Pour étayer sa demande, Propulsion Québec renvoie à un plan d’accélération du développement du transport durable, que l’organisme a publié en juin dernier. Ce plan, qui est présenté comme « une véritable politique industrielle », est le fruit d’une consultation auprès de 200 représentants du secteur québécois du transport zéro émission.
Il se découpe en huit grands thèmes. Ceux-ci concernent aussi bien la formation d’une expertise locale capable de concevoir, de tester et de commercialiser des technologies vertes adaptées pour le transport, qu’un renforcement de la filière batterie qui est en train de se créer, lentement mais sûrement, dans la région de Bécancour.

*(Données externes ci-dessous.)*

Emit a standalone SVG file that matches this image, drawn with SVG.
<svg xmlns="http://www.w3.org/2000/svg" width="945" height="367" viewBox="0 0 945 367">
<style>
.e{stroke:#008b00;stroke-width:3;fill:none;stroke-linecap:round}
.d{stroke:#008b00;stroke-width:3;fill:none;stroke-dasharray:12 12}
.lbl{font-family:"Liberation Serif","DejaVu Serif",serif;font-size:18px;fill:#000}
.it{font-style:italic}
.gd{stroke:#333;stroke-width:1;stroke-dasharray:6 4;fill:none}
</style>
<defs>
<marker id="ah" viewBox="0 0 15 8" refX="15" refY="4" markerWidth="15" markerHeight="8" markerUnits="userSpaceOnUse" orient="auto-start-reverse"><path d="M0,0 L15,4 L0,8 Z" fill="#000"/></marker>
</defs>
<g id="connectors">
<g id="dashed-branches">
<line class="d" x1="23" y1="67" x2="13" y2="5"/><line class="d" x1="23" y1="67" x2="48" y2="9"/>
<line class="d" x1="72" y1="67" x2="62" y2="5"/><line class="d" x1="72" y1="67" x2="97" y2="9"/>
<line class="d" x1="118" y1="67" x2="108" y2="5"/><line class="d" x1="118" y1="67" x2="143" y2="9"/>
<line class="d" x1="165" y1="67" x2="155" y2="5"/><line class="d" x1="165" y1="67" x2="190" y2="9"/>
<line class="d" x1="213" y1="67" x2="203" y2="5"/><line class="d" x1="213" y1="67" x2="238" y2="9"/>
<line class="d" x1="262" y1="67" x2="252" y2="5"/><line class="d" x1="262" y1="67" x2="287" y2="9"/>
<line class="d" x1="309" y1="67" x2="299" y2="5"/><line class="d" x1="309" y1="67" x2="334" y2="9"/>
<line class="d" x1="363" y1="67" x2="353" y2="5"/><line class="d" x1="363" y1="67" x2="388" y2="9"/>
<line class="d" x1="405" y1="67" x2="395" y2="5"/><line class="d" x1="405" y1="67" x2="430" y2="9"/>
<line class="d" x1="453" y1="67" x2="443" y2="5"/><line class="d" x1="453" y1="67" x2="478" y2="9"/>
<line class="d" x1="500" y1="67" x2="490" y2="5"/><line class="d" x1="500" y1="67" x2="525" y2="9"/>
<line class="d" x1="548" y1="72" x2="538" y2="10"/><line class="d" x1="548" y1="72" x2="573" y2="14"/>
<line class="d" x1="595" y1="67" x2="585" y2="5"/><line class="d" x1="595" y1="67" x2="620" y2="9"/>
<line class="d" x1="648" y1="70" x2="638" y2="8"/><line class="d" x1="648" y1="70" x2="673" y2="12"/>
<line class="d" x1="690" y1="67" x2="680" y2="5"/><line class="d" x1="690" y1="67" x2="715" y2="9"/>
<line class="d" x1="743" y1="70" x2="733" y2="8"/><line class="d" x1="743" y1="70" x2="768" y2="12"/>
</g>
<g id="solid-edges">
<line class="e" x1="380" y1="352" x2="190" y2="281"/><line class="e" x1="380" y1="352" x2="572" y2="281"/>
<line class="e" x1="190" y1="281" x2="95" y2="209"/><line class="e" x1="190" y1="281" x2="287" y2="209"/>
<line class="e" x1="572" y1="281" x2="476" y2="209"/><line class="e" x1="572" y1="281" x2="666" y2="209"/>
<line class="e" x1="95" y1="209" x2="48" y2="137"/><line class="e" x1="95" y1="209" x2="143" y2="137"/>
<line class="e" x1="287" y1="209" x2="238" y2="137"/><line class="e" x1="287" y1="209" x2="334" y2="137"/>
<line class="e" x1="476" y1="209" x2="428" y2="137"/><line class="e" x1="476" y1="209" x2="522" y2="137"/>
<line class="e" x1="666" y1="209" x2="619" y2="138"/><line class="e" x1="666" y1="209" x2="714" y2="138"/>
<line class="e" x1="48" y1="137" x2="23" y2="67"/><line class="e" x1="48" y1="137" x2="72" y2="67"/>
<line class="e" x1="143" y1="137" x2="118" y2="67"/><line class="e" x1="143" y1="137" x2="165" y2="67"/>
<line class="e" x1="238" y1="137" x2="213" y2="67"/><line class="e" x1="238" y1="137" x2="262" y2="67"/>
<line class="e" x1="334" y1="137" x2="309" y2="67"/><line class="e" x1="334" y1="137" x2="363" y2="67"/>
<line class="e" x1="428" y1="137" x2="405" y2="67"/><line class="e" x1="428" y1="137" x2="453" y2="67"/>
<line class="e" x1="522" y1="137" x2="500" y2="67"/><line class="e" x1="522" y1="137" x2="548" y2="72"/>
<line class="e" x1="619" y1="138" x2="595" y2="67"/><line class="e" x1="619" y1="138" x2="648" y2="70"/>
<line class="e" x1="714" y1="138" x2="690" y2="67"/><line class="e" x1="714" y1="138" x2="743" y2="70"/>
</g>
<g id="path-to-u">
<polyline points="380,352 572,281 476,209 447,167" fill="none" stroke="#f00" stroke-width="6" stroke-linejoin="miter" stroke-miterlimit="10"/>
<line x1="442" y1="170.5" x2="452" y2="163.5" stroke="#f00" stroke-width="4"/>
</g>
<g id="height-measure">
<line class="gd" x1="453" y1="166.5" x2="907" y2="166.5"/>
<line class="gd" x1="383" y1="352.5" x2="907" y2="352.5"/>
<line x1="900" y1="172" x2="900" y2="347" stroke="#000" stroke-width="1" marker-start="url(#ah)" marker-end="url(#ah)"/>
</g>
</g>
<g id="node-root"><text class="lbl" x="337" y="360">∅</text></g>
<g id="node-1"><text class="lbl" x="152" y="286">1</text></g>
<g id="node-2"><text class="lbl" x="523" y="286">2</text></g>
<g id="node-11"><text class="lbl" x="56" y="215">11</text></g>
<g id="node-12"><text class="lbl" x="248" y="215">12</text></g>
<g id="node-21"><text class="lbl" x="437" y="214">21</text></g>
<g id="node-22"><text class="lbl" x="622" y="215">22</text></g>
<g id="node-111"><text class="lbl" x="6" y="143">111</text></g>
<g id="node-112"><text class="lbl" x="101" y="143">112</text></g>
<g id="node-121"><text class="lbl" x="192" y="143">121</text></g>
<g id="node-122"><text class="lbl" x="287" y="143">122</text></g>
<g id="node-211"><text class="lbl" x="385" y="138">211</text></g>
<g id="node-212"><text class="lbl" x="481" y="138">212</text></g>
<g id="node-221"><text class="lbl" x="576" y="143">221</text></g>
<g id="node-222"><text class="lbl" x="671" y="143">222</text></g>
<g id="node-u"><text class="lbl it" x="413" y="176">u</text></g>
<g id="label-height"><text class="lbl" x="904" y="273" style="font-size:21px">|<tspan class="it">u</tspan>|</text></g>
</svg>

Un meilleur accès à du capital pour financer des investissements d’envergure est un autre souhait formulé à travers ce plan d’action.
Pour convaincre les gouvernements du Québec et du Canada d’accéder à ses demandes, Propulsion Québec indique que l’industrie qu’il représente est déjà en forte croissance : l’industrie du transport électrique compte plus de 9000 employés au Québec, et son chiffre d’affaires a été multiplié par trois depuis 2020. Il est quatre fois supérieur à celui de l’industrie québécoise du jeu vidéo.

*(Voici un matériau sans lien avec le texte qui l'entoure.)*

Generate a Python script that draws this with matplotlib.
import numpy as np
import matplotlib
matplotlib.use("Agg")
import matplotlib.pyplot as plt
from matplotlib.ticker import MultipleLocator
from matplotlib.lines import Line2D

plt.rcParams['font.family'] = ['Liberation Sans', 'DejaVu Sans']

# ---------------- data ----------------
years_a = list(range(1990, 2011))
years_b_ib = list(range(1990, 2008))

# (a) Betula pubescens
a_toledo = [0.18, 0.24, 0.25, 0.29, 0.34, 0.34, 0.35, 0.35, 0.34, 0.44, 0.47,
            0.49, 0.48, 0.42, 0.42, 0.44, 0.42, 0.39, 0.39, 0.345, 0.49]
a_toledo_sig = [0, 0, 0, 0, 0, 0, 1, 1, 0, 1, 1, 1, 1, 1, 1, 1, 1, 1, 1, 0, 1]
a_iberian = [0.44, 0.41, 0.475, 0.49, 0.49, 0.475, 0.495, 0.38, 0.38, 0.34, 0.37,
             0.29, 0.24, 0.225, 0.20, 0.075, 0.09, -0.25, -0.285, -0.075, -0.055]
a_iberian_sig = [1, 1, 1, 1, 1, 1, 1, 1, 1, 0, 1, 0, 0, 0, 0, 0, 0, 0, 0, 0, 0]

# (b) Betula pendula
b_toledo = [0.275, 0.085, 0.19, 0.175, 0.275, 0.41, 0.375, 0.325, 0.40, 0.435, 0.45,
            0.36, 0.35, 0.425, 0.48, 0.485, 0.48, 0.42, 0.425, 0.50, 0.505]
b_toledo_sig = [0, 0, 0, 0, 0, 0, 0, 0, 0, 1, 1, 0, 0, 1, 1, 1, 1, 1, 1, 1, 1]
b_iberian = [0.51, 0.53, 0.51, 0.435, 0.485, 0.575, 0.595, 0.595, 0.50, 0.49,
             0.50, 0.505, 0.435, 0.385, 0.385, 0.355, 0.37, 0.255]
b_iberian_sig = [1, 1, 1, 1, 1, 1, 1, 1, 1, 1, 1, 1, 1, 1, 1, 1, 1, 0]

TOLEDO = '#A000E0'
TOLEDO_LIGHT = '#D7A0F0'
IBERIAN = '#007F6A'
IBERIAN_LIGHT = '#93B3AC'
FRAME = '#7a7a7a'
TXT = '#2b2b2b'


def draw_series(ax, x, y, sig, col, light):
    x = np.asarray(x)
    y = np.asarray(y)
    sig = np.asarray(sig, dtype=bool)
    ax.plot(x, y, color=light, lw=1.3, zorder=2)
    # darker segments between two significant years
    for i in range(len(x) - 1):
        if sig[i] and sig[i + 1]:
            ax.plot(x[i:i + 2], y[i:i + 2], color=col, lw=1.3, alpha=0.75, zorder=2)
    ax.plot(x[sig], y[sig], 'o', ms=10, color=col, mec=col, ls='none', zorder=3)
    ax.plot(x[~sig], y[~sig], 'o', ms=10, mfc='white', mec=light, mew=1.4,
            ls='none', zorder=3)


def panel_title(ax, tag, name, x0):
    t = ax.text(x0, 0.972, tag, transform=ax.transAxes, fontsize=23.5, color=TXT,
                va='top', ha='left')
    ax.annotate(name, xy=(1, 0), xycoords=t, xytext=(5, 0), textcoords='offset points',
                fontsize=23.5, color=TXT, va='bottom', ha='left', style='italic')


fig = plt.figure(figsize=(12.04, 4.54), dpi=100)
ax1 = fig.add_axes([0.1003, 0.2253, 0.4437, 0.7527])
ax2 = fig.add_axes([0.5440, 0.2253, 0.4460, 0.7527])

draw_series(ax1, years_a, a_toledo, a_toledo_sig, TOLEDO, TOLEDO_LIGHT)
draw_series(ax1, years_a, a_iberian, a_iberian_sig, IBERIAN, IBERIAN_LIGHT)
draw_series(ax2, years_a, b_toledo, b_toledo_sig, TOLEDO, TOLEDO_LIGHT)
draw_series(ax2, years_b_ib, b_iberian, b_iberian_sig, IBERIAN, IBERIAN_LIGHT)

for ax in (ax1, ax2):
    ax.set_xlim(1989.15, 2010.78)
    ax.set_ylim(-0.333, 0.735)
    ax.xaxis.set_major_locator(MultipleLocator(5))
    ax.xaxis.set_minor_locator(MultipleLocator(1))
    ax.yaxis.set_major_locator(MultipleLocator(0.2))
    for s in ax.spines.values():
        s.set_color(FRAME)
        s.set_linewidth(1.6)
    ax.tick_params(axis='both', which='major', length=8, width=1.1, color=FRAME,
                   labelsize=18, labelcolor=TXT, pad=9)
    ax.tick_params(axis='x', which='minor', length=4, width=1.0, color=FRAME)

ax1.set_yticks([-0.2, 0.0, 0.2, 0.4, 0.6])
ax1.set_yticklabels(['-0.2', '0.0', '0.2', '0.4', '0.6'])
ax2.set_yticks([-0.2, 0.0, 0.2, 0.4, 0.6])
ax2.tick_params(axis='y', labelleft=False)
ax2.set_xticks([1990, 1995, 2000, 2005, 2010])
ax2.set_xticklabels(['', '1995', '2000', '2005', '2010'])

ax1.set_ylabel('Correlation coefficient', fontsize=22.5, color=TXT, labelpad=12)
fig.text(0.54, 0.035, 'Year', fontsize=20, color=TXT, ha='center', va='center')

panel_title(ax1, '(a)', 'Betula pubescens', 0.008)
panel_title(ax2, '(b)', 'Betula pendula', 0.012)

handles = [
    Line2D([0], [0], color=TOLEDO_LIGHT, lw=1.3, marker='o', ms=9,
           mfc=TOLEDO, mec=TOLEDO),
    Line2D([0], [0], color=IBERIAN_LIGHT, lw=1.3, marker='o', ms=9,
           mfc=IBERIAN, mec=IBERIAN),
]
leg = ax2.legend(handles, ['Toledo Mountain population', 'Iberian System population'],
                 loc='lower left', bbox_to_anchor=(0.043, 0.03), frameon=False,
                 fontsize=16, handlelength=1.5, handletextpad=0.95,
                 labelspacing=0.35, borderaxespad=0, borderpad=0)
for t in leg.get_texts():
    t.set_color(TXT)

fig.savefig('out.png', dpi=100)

Ralentie par une rareté des véhicules zéro émission disponibles, l’électrification du transport prend l’allure à l’échelle mondiale d’une course dans laquelle les pays qui offrent l’aide à l’achat la plus généreuse prennent rapidement les devants. À ce jeu, les États-Unis ont frappé un grand coup en adoptant deux crédits à l’achat qui s’élèvent, selon la taille du véhicule, à 7500 $US et à 40 000 $US.
Plutôt généreuse, cette mesure rend notamment les véhicules commerciaux électriques aussi abordables que les véhicules à moteur thermique. Elle devrait convaincre des entreprises possédant un important parc de véhicules, comme des sociétés de livraison, de passer à l’électrique et à l’hydrogène le plus tôt possible.

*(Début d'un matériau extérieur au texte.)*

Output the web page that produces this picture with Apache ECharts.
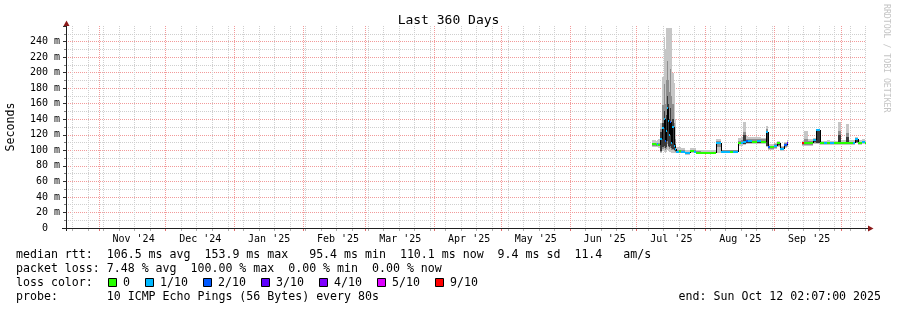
<!DOCTYPE html>
<html>
<head>
<meta charset="utf-8">
<script src="https://cdn.jsdelivr.net/npm/echarts@6/dist/echarts.min.js"></script>
<style>html,body{margin:0;padding:0;background:#ffffff;}#chart{width:897px;height:310px;}</style>
</head>
<body>
<div id="chart"></div>
<script>
// ---------------- data ----------------
const START = '2024-10-17 02:07';
const END = '2025-10-12 02:07';

const times = ['2025-07-08 00:00','2025-07-09 12:00','2025-07-10 00:00','2025-07-10 12:00','2025-07-11 12:00','2025-07-12 06:00','2025-07-13 00:00','2025-07-13 12:00','2025-07-14 00:00','2025-07-14 12:00',
 '2025-07-15 00:00','2025-07-15 12:00','2025-07-16 00:00','2025-07-16 12:00','2025-07-17 00:00','2025-07-17 12:00','2025-07-18 00:00','2025-07-18 12:00','2025-07-20 00:00','2025-07-21 00:00',
 '2025-07-22 12:00','2025-07-24 18:00','2025-07-26 12:00','2025-07-27 18:00','2025-07-30 00:00','2025-08-05 18:00','2025-08-07 18:00','2025-08-11 18:00','2025-08-13 06:00','2025-08-15 12:00',
 '2025-08-16 18:00','2025-08-17 21:00','2025-08-19 00:00','2025-08-20 00:00','2025-08-22 00:00','2025-08-24 00:00','2025-08-26 00:00','2025-08-27 22:00','2025-08-29 00:00','2025-08-30 00:00',
 '2025-08-31 12:00','2025-09-02 06:00','2025-09-03 12:00','2025-09-05 00:00','2025-09-06 12:00','2025-09-07 03:00','2025-09-13 06:00','2025-09-14 00:00','2025-09-16 00:00','2025-09-18 06:00',
 '2025-09-19 18:00','2025-09-21 06:00','2025-09-23 00:00','2025-09-24 12:00','2025-09-26 00:00','2025-09-27 12:00','2025-09-29 12:00','2025-10-01 00:00','2025-10-03 00:00','2025-10-04 06:00',
 '2025-10-06 06:00','2025-10-07 06:00','2025-10-08 12:00','2025-10-10 12:00','2025-10-11 12:00'];

const median = [108,107,108,107,115,129,140,112,125,154, 138,120,136,110,130,106,102,98,99,98, 96,99,98,97,96,110,98,98,98,110,
 110,111,112,112,111,112,111,124,104,104, 106,109,102,107,109,null,109,109,109,113, 126,109,109,110,109,109,109,109,109,109, 110,114,110,111,110];

const loss = [0,0,1,0,1,1,1,2,1,1, 1,1,2,1,1,1,1,1,0,1, 1,0,1,0,0,1,1,0,1,0,
 1,1,2,1,0,1,0,1,2,0, 1,0,1,2,3,null,9,0,0,1, 1,0,1,0,1,0,0,0,0,0, 1,1,0,1,0];

const smokeMin = [104,104,104,103,96,99,98,97,98,100, 99,98,98,97,97,96,96,96,96,96, 94,97,96,96,95,97,96,96,96,106,
 106,107,108,108,108,108,108,104,101,101, 102,104,99,103,104,null,106,106,106,108, 108,107,107,107,107,107,107,107,107,107, 107,109,107,108,107];
const smokeMax = [113,112,113,114,135,194,246,230,258,258, 258,258,258,258,200,186,140,104,104,103, 100,103,103,101,100,114,101,101,101,116,
 117,137,118,117,117,117,116,131,108,108, 110,112,106,111,113,null,112,125,115,116, 128,112,112,113,112,112,137,113,134,113, 113,117,113,114,113];
const midMin = [105,105,105,105,98,102,103,101,102,108, 104,102,103,101,100,99,98,97,97,97, 95,98,97,96,95,104,97,97,97,108,
 108,108,109,109,109,109,109,105,102,102, 103,106,100,104,106,null,107,107,107,109, 109,108,108,108,108,108,108,108,108,108, 108,110,108,109,108];
const midMax = [110,109,110,110,128,158,185,160,190,215, 190,175,205,170,160,135,115,101,101,100, 98,101,100,99,98,112,100,100,100,112,
 113,124,115,114,114,114,114,127,106,106, 108,110,104,109,111,null,110,114,112,115, 127,111,111,111,111,111,125,111,122,111, 111,115,111,112,111];
const coreMin = [107,106,107,106,99,104,105,103,104,112, 106,104,105,103,102,100,99,97,98,97, 95,98,97,96,95,108,97,97,97,109,
 109,108,110,110,110,110,110,106,103,103, 104,107,101,105,107,null,108,108,108,111, 110,108,108,109,108,108,108,108,108,108, 109,111,109,110,109];
const coreMax = [109,108,109,108,124,135,150,130,145,170, 160,140,155,130,140,120,108,99,100,99, 97,100,99,98,97,111,99,99,99,111,
 111,120,113,113,112,113,112,125,105,105, 107,110,103,108,110,null,110,111,110,114, 126,110,110,111,110,110,120,110,117,110, 111,114,111,112,111];

const monthStarts = ['2024-11-01','2024-12-01','2025-01-01','2025-02-01','2025-03-01','2025-04-01','2025-05-01','2025-06-01','2025-07-01','2025-08-01','2025-09-01','2025-10-01'];
const firstWeekLine = '2024-10-20';
const monthLabelAt = ['2024-11-16 12:00','2024-12-16 12:00','2025-01-16 12:00','2025-02-16 12:00','2025-03-16 12:00','2025-04-16 12:00','2025-05-16 12:00','2025-06-16 12:00','2025-07-16 12:00','2025-08-16 12:00','2025-09-16 12:00'];
const monthLabels = ["Nov '24","Dec '24","Jan '25","Feb '25","Mar '25","Apr '25","May '25","Jun '25","Jul '25","Aug '25","Sep '25"];

const Y_MIN = 0, Y_MAX = 260, Y_STEP = 20;

const lossThresholds = [0,1,2,3,4,5,9];
const lossLabels = ['0','1/10','2/10','3/10','4/10','5/10','9/10'];
const lossColors = ['#26ff00','#00b8ff','#0059ff','#5e00ff','#7e00ff','#dd00ff','#ff0000'];

const legendRows = [
  'median rtt:  106.5 ms avg  153.9 ms max   95.4 ms min  110.1 ms now  9.4 ms sd  11.4   am/s',
  'packet loss: 7.48 % avg  100.00 % max  0.00 % min  0.00 % now',
  'loss color:',
  'probe:       10 ICMP Echo Pings (56 Bytes) every 80s'
];
const endText = 'end: Sun Oct 12 02:07:00 2025';
const titleText = 'Last 360 Days';
const yName = 'Seconds';
const watermark = 'RRDTOOL / TOBI OETIKER';

// ---------------- helpers ----------------
const MONO = '"DejaVu Sans Mono", monospace';
const DAY = 86400000;
function ts(s) {
  const parts = s.split(' ');
  const d = parts[0].split('-').map(Number);
  const t = (parts[1] || '00:00').split(':').map(Number);
  return Date.UTC(d[0], d[1] - 1, d[2], t[0], t[1]);
}
function lossColor(n) {
  let c = lossColors[0];
  for (let i = 0; i < lossThresholds.length; i++) if (n >= lossThresholds[i]) c = lossColors[i];
  return c;
}
const tStart = ts(START), tEnd = ts(END);
const monthLabelTimes = monthLabelAt.map(ts);

const bins = [];
for (let i = 0; i < times.length; i++) {
  if (median[i] == null) continue;
  const s = ts(times[i]);
  const e = i + 1 < times.length ? ts(times[i + 1]) : tEnd;
  const next = (i + 1 < times.length && median[i + 1] != null) ? median[i + 1] : -1;
  bins.push([s, e, median[i], loss[i], smokeMin[i], smokeMax[i], midMin[i], midMax[i], coreMin[i], coreMax[i], next]);
}

const gridLines = [];
for (let t = ts(firstWeekLine); t <= tEnd; t += 7 * DAY) gridLines.push([t, 0]);
monthStarts.forEach(m => gridLines.push([ts(m), 1]));

// ---------------- layout ----------------
const W = 897, H = 310;
const G_LEFT = 66, G_RIGHT_X = 866, G_TOP = 26, G_BOTTOM_Y = 228;

const chart = echarts.init(document.getElementById('chart'), null, {renderer: 'canvas', width: W, height: H});

function renderGrid(params, api) {
  const t = api.value(0), major = api.value(1) === 1;
  const pb = api.coord([t, Y_MIN]), pt = api.coord([t, Y_MAX]);
  const x = Math.floor(pb[0]) + 0.5;
  return {
    type: 'group',
    children: [
      {type: 'line', shape: {x1: x, y1: pt[1], x2: x, y2: pb[1]},
       style: {stroke: major ? '#f29a9a' : '#cfcfcf', lineWidth: 1, lineDash: [1, 1]}},
      {type: 'line', shape: {x1: x, y1: pb[1] + 1, x2: x, y2: pb[1] + 3},
       style: {stroke: major ? '#e07070' : '#b0b0b0', lineWidth: 1}}
    ]
  };
}

function renderSmoke(params, api) {
  const x0 = Math.round(api.coord([api.value(0), 0])[0]);
  const x1 = Math.round(api.coord([api.value(1), 0])[0]);
  if (x1 <= x0) return null;
  const band = (lo, hi, color) => {
    const yt = api.coord([api.value(0), hi])[1];
    const yb = api.coord([api.value(0), lo])[1];
    return {type: 'rect', shape: {x: x0, y: Math.round(yt), width: x1 - x0, height: Math.max(1, Math.round(yb) - Math.round(yt))}, style: {fill: color}};
  };
  return {type: 'group', children: [
    band(api.value(4), api.value(5), '#c6c6c6'),
    band(api.value(6), api.value(7), '#8e8e8e'),
    band(api.value(8), api.value(9), '#3a3a3a')
  ]};
}

function renderMedian(params, api) {
  const x0 = Math.round(api.coord([api.value(0), 0])[0]);
  const x1 = Math.round(api.coord([api.value(1), 0])[0]);
  const y = Math.round(api.coord([api.value(0), api.value(2)])[1]);
  const children = [];
  const next = api.value(10);
  if (next >= 0) {
    const yn = Math.round(api.coord([api.value(1), next])[1]);
    if (yn !== y) {
      children.push({type: 'line', shape: {x1: x1 + 0.5, y1: y, x2: x1 + 0.5, y2: yn}, style: {stroke: '#000000', lineWidth: 1}});
    }
  }
  if (x1 > x0) {
    children.push({type: 'rect', shape: {x: x0, y: y - 1, width: x1 - x0, height: 2}, style: {fill: lossColor(api.value(3))}});
  }
  return {type: 'group', children: children};
}

// legend graphics
const graphics = [];
const rowY = [255, 269, 283, 297];
legendRows.forEach((txt, i) => {
  graphics.push({type: 'text', x: 16, y: rowY[i], silent: true,
    style: {text: txt, font: '11.6px ' + MONO, fill: '#000', align: 'left', verticalAlign: 'middle'}});
});
graphics.push({type: 'text', x: 881, y: rowY[3], silent: true,
  style: {text: endText, font: '11.6px ' + MONO, fill: '#000', align: 'right', verticalAlign: 'middle'}});
let lx = 108;
lossLabels.forEach((lab, i) => {
  graphics.push({type: 'rect', silent: true, shape: {x: lx + 0.5, y: 278.5, width: 8, height: 8},
    style: {fill: lossColors[i], stroke: '#000', lineWidth: 1}});
  graphics.push({type: 'text', x: lx + 15, y: rowY[2], silent: true,
    style: {text: lab, font: '11.6px ' + MONO, fill: '#000', align: 'left', verticalAlign: 'middle'}});
  lx = lx + 15 + lab.length * 7 + 15;
});
// axis lines and arrows
graphics.push({type: 'line', silent: true, z: 100, shape: {x1: G_LEFT + 0.5, y1: 22, x2: G_LEFT + 0.5, y2: G_BOTTOM_Y + 3}, style: {stroke: '#202020', lineWidth: 1}});
graphics.push({type: 'line', silent: true, z: 100, shape: {x1: G_LEFT - 4, y1: G_BOTTOM_Y + 0.5, x2: G_RIGHT_X + 4, y2: G_BOTTOM_Y + 0.5}, style: {stroke: '#202020', lineWidth: 1}});
graphics.push({type: 'polygon', silent: true, z: 101, shape: {points: [[G_LEFT - 2.5, 26], [G_LEFT + 3.5, 26], [G_LEFT + 0.5, 20.5]]}, style: {fill: '#8b1a1a'}});
graphics.push({type: 'polygon', silent: true, z: 101, shape: {points: [[G_RIGHT_X + 2, G_BOTTOM_Y - 2.5], [G_RIGHT_X + 2, G_BOTTOM_Y + 3.5], [G_RIGHT_X + 7.5, G_BOTTOM_Y + 0.5]]}, style: {fill: '#8b1a1a'}});
// Seconds + watermark
graphics.push({type: 'text', x: 11, y: (G_TOP + G_BOTTOM_Y) / 2, rotation: Math.PI / 2, silent: true,
  style: {text: yName, font: '11.6px ' + MONO, fill: '#000', align: 'center', verticalAlign: 'middle'}});
graphics.push({type: 'text', x: 886, y: 4, rotation: -Math.PI / 2, silent: true,
  style: {text: watermark, font: '8.2px ' + MONO, fill: '#c4c4c4', align: 'left', verticalAlign: 'middle'}});

const option = {
  animation: false,
  backgroundColor: '#ffffff',
  title: {text: titleText, left: 'center', top: 9,
    textStyle: {fontFamily: MONO, fontSize: 13, fontWeight: 'normal', color: '#000'}},
  grid: {left: G_LEFT, right: W - G_RIGHT_X, top: G_TOP, bottom: H - G_BOTTOM_Y, outerBoundsMode: 'none'},
  xAxis: {
    type: 'value', min: tStart, max: tEnd, scale: true,
    axisLine: {show: false}, axisTick: {show: false}, splitLine: {show: false},
    axisLabel: {customValues: monthLabelTimes, hideOverlap: false, showMinLabel: true, showMaxLabel: true,
      formatter: function (v) { const i = monthLabelTimes.indexOf(+v); return i >= 0 ? monthLabels[i] : ''; },
      fontFamily: MONO, fontSize: 10, color: '#000', margin: 6}
  },
  yAxis: {
    type: 'value', min: Y_MIN, max: Y_MAX, interval: Y_STEP,
    axisLine: {show: false},
    axisTick: {show: true, length: 3, lineStyle: {color: '#303030'}},
    minorTick: {show: true, splitNumber: 2, length: 2, lineStyle: {color: '#808080'}},
    splitLine: {show: true, showMaxLine: false, lineStyle: {color: '#f29a9a', width: 1, type: [1, 1]}},
    minorSplitLine: {show: true, lineStyle: {color: '#cfcfcf', width: 1, type: [1, 1]}},
    axisLabel: {margin: 6, fontFamily: MONO, fontSize: 10, color: '#000',
      formatter: function (v) { if (v === 0) return '0\u00a0\u00a0'; if (v >= Y_MAX) return ''; return v + ' m'; }}
  },
  series: [
    {type: 'custom', name: 'grid', z: 1, silent: true, clip: false, renderItem: renderGrid, data: gridLines, encode: {x: 0, y: 1}},
    {type: 'custom', name: 'smoke', z: 2, silent: true, clip: true, renderItem: renderSmoke, data: bins, encode: {x: [0, 1], y: [4, 5]}},
    {type: 'custom', name: 'median rtt', z: 3, silent: true, clip: true, renderItem: renderMedian, data: bins, encode: {x: [0, 1], y: 2}}
  ],
  graphic: graphics
};
chart.setOption(option);
</script>
</body>
</html>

Cette aide comporte toutefois au moins deux limites : entre 50 et 100 % des matériaux composant les batteries des véhicules admissibles doivent avoir été fabriqués en Amérique du Nord. Entre 40 et 80 % des minéraux allant dans leur composition devront être d’origine nord-américaine également.
À cela s’ajoutent des dispositions prises plus tôt par Washington pour favoriser l’achat de véhicules assemblés aux États-Unis. L’objectif du président Biden est de créer une chaîne d’approvisionnement indépendante de fournisseurs chinois, qui produisent pour le moment la part du lion des pièces de véhicules électriques. Selon la Maison-Blanche, cela s’est traduit par des promesses d’investissement aux États-Unis de plus de 100 milliards de dollars américains par les différents acteurs du transport électrique.